▶ [SUPPLIED INFORMATION]:
────────
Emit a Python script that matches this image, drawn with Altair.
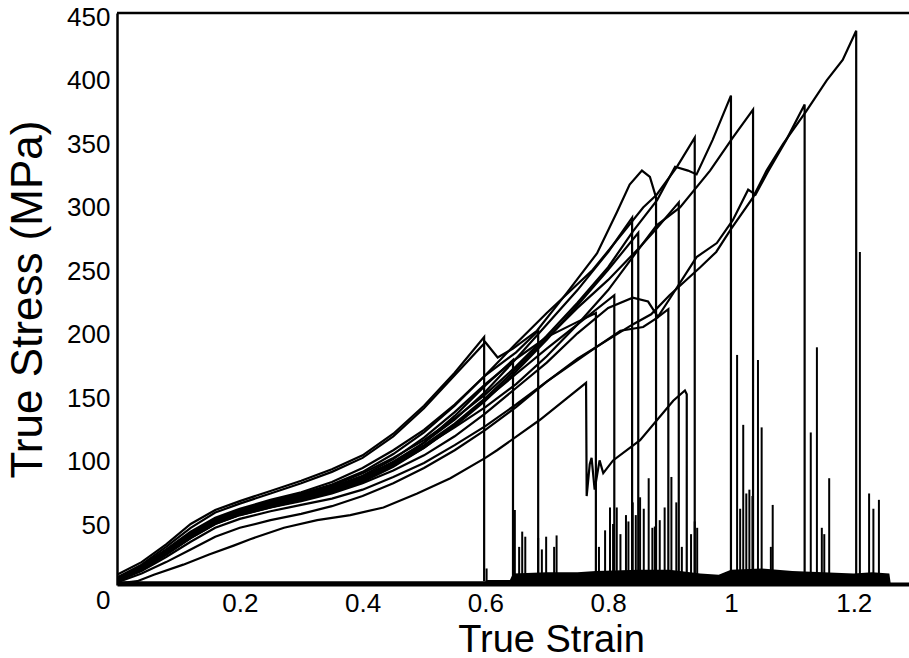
import altair as alt
import pandas as pd

# ---------------- data ----------------
G = [0, 0.04, 0.08, 0.12, 0.16, 0.2, 0.25, 0.3, 0.35, 0.4, 0.45, 0.5, 0.55, 0.6]

c01_x = G[:13] + [0.598, 0.598]
c01_y = [8, 18, 32, 48, 59, 66, 74, 82, 91, 102, 119, 141, 167, 195, 3]

c02_x = G + [0.62, 0.645, 0.684, 0.733, 0.782, 0.814, 0.835, 0.855, 0.868, 0.878, 0.878]
c02_y = [6, 16, 30, 45, 57, 64, 72, 80, 89, 100, 117, 139, 165, 191,
         179, 186, 200, 230, 261, 293, 315, 326, 321, 305, 4]

c03_x = G + [0.65, 0.7, 0.775, 0.824, 0.857, 0.879, 0.912, 0.941, 0.941]
c03_y = [5, 15, 28, 42, 53, 60, 67, 73, 81, 92, 106, 122, 142, 165,
         190, 214, 248, 277, 297, 307, 329, 352, 4]

c04_x = G + [0.65, 0.7, 0.75, 0.8, 0.84, 0.88, 0.909, 0.93, 0.944, 0.97, 1.0, 1.0]
c04_y = [4, 14, 27, 40, 51, 58, 65, 71, 78, 88, 100, 114, 131, 150,
         172, 196, 222, 250, 278, 303, 329, 326, 323, 350, 385, 5]

c05_x = G + [0.65, 0.7, 0.75, 0.8, 0.84, 0.879, 0.917, 0.966, 1.003, 1.036, 1.036]
c05_y = [5, 14, 26, 39, 50, 57, 63, 69, 76, 85, 96, 109, 124, 140,
         158, 180, 205, 232, 258, 283, 297, 326, 352, 374, 5]

c06_x = G + [0.65, 0.7, 0.75, 0.8, 0.84, 0.865, 0.881, 0.9, 0.944, 0.977, 1.003,
             1.028, 1.04, 1.06, 1.09, 1.12, 1.12]
c06_y = [3, 12, 24, 37, 48, 55, 61, 66, 72, 80, 90, 102, 117, 135,
         155, 175, 198, 218, 226, 223, 211, 225, 258, 269, 287, 311, 307, 325, 350, 378, 6]

c07_x = G + [0.65, 0.7, 0.75, 0.8, 0.84, 0.87, 0.9, 0.95, 0.976, 1.0, 1.036, 1.058,
             1.085, 1.123, 1.156, 1.182, 1.204, 1.204]
c07_y = [3, 11, 22, 34, 45, 52, 58, 63, 68, 75, 85, 96, 110, 125,
         142, 160, 178, 193, 205, 213, 228, 250, 262, 280, 305, 326, 347, 373, 397, 413, 436, 8]

c08_x = G + [0.645, 0.645]
c08_y = [4, 13, 25, 38, 49, 56, 62, 67, 73, 82, 95, 112, 133, 157, 177, 4]

c09_x = G + [0.65, 0.686, 0.686]
c09_y = [5, 15, 27, 41, 52, 59, 66, 72, 79, 89, 103, 120, 141, 165, 183, 200, 4]

c10_x = [0, 0.033, 0.06, 0.108, 0.15, 0.19, 0.217, 0.272, 0.326, 0.38, 0.434, 0.489, 0.543,
         0.6, 0.619, 0.689, 0.764, 0.765, 0.77, 0.773, 0.778, 0.786, 0.792, 0.808, 0.852,
         0.906, 0.925, 0.928, 0.928]
c10_y = [1, 3, 8, 16, 24, 31, 36, 45, 51, 55, 61, 72, 84,
         100, 106, 130, 159, 70, 95, 100, 75, 98, 88, 98, 114, 145, 153, 150, 3]

c11_x = G + [0.65, 0.7, 0.75, 0.78, 0.78]
c11_y = [4, 13, 26, 40, 51, 58, 64, 70, 77, 86, 99, 116, 136, 158, 178, 195, 207, 214, 4]

c12_x = G + [0.65, 0.7, 0.75, 0.81, 0.81]
c12_y = [3, 12, 24, 37, 48, 55, 61, 67, 73, 81, 93, 108, 126, 146, 166, 186, 205, 228, 4]

c13_x = G + [0.65, 0.7, 0.75, 0.8, 0.839, 0.839]
c13_y = [4, 14, 26, 40, 51, 58, 64, 70, 76, 85, 97, 112, 130, 152, 178, 205, 232, 262, 289, 4]

c14_x = G + [0.65, 0.7, 0.75, 0.8, 0.849, 0.849]
c14_y = [4, 13, 25, 38, 49, 56, 62, 68, 74, 83, 94, 108, 125, 145, 168, 193, 220, 248, 277, 4]

c15_x = G + [0.65, 0.7, 0.78, 0.82, 0.857, 0.879, 0.898, 0.898]
c15_y = [2, 9, 18, 28, 38, 45, 51, 56, 62, 70, 80, 92, 106, 122, 140, 160, 187, 200, 203, 210, 217, 4]

c16_x = G + [0.65, 0.7, 0.75, 0.8, 0.85, 0.88, 0.915, 0.915]
c16_y = [4, 13, 25, 39, 50, 57, 63, 68, 75, 84, 96, 110, 127, 147, 170, 194, 218, 240, 265, 281, 301, 4]

# residual load band after fracture (upper edge)
band_x = [0, 0.6, 0.601, 0.64, 0.645, 0.7, 0.75, 0.78, 0.85, 0.9, 0.95, 0.98, 1.0,
          1.05, 1.1, 1.15, 1.2, 1.23, 1.258, 1.26, 1.29]
band_y = [3, 3, 4, 4, 9, 10, 10, 11, 12, 12, 9, 8, 12, 13, 11, 10, 9, 10, 9, 2, 2]

# post-fracture spikes
spike_x = [0.602, 0.648, 0.655, 0.66, 0.665, 0.686, 0.692, 0.699, 0.712, 0.716,
           0.785, 0.795, 0.803, 0.808, 0.814, 0.82, 0.829, 0.833, 0.84, 0.845, 0.852,
           0.858, 0.866, 0.872, 0.876, 0.884, 0.892, 0.903, 0.911, 0.92, 0.935, 0.941, 0.945,
           1.01, 1.015, 1.02, 1.025, 1.03, 1.035, 1.044, 1.05, 1.065, 1.068,
           1.13, 1.14, 1.148, 1.152, 1.16, 1.21, 1.225, 1.232, 1.241]
spike_y = [13, 59, 30, 42, 38, 37, 28, 38, 30, 39,
           30, 43, 61, 48, 61, 40, 55, 50, 65, 55, 69,
           60, 84, 45, 46, 51, 61, 85, 65, 30, 40, 50, 45,
           181, 60, 126, 72, 75, 70, 177, 124, 30, 63,
           120, 187, 45, 40, 84, 262, 72, 60, 67]

y_ticks = [0, 50, 100, 150, 200, 250, 300, 350, 400, 450]
x_ticks = [0.2, 0.4, 0.6, 0.8, 1, 1.2]

# ---------------- build tables ----------------
curves = {
    "c01": (c01_x, c01_y), "c02": (c02_x, c02_y), "c03": (c03_x, c03_y),
    "c04": (c04_x, c04_y), "c05": (c05_x, c05_y), "c06": (c06_x, c06_y),
    "c07": (c07_x, c07_y), "c08": (c08_x, c08_y), "c09": (c09_x, c09_y),
    "c10": (c10_x, c10_y), "c11": (c11_x, c11_y), "c12": (c12_x, c12_y),
    "c13": (c13_x, c13_y), "c14": (c14_x, c14_y), "c15": (c15_x, c15_y),
    "c16": (c16_x, c16_y),
}
rows = []
for name, (xs_, ys_) in curves.items():
    for i, (a, b) in enumerate(zip(xs_, ys_)):
        rows.append({"curve": name, "strain": a, "stress": b, "order": i})
df = pd.DataFrame(rows)
band = pd.DataFrame({"strain": band_x, "stress": band_y})
spikes = pd.DataFrame({"strain": spike_x, "stress": spike_y, "base": [3] * len(spike_x)})

FONT = "Liberation Sans"
xs = alt.Scale(domain=[0, 1.29], nice=False, zero=False)
ys = alt.Scale(domain=[0, 450], nice=False)

x_axis = alt.Axis(
    values=x_ticks, format="~g", title="True Strain", grid=False,
    domainColor="black", domainWidth=2, tickSize=0, labelPadding=5,
    labelFont=FONT, labelFontSize=26, labelColor="black",
    titleFont=FONT, titleFontSize=38, titleFontWeight="normal", titleColor="black",
    titleX=434, titleY=66, titleBaseline="alphabetic", titleAlign="center",
)
y_axis = alt.Axis(
    values=y_ticks, title="True Stress (MPa)", grid=False,
    domainColor="black", domainWidth=2.5, tickSize=0, labelPadding=7,
    labelOffset={"condition": {"test": "datum.value == 0", "value": 15}, "value": 4},
    labelFont=FONT, labelFontSize=26, labelColor="black",
    titleFont=FONT, titleFontSize=44, titleFontWeight="normal", titleColor="black",
    titleAngle=270, titleX=-76, titleY=286, titleBaseline="alphabetic", titleAlign="center",
)

lines = alt.Chart(df).mark_line(color="black", strokeWidth=2.2, clip=True).encode(
    x=alt.X("strain:Q", scale=xs, axis=x_axis),
    y=alt.Y("stress:Q", scale=ys, axis=y_axis),
    detail="curve:N",
    order="order:Q",
)

band_area = alt.Chart(band).mark_area(color="black", clip=True).encode(
    x=alt.X("strain:Q", scale=xs),
    y=alt.Y("stress:Q", scale=ys),
)

spike_rules = alt.Chart(spikes).mark_rule(color="black", strokeWidth=2, clip=True).encode(
    x=alt.X("strain:Q", scale=xs),
    y=alt.Y("stress:Q", scale=ys),
    y2="base:Q",
)

top_frame = alt.Chart(pd.DataFrame({"k": [0]})).mark_rule(color="black", strokeWidth=2.5).encode(
    x=alt.value(0), x2=alt.value(792), y=alt.value(0)
)

chart = alt.layer(band_area, spike_rules, lines, top_frame).properties(
    width=792, height=572,
    autosize=alt.AutoSizeParams(type="none"),
    padding={"left": 117, "top": 13, "right": 0, "bottom": 73},
    background="white",
).configure_view(stroke=None)

chart.save("out.html", embed_options={"renderer": "svg", "actions": False})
────────
▶ [WHAT YOU ARE ASKED TO DO]:
Give again, exactly, the lines from the start of the data through the one holding "167, 195, 3]"; omit the pictures.

▶ [COMPLETED TASK]:
Emit a Python script that matches this image, drawn with Altair.
import altair as alt
import pandas as pd

# ---------------- data ----------------
G = [0, 0.04, 0.08, 0.12, 0.16, 0.2, 0.25, 0.3, 0.35, 0.4, 0.45, 0.5, 0.55, 0.6]

c01_x = G[:13] + [0.598, 0.598]
c01_y = [8, 18, 32, 48, 59, 66, 74, 82, 91, 102, 119, 141, 167, 195, 3]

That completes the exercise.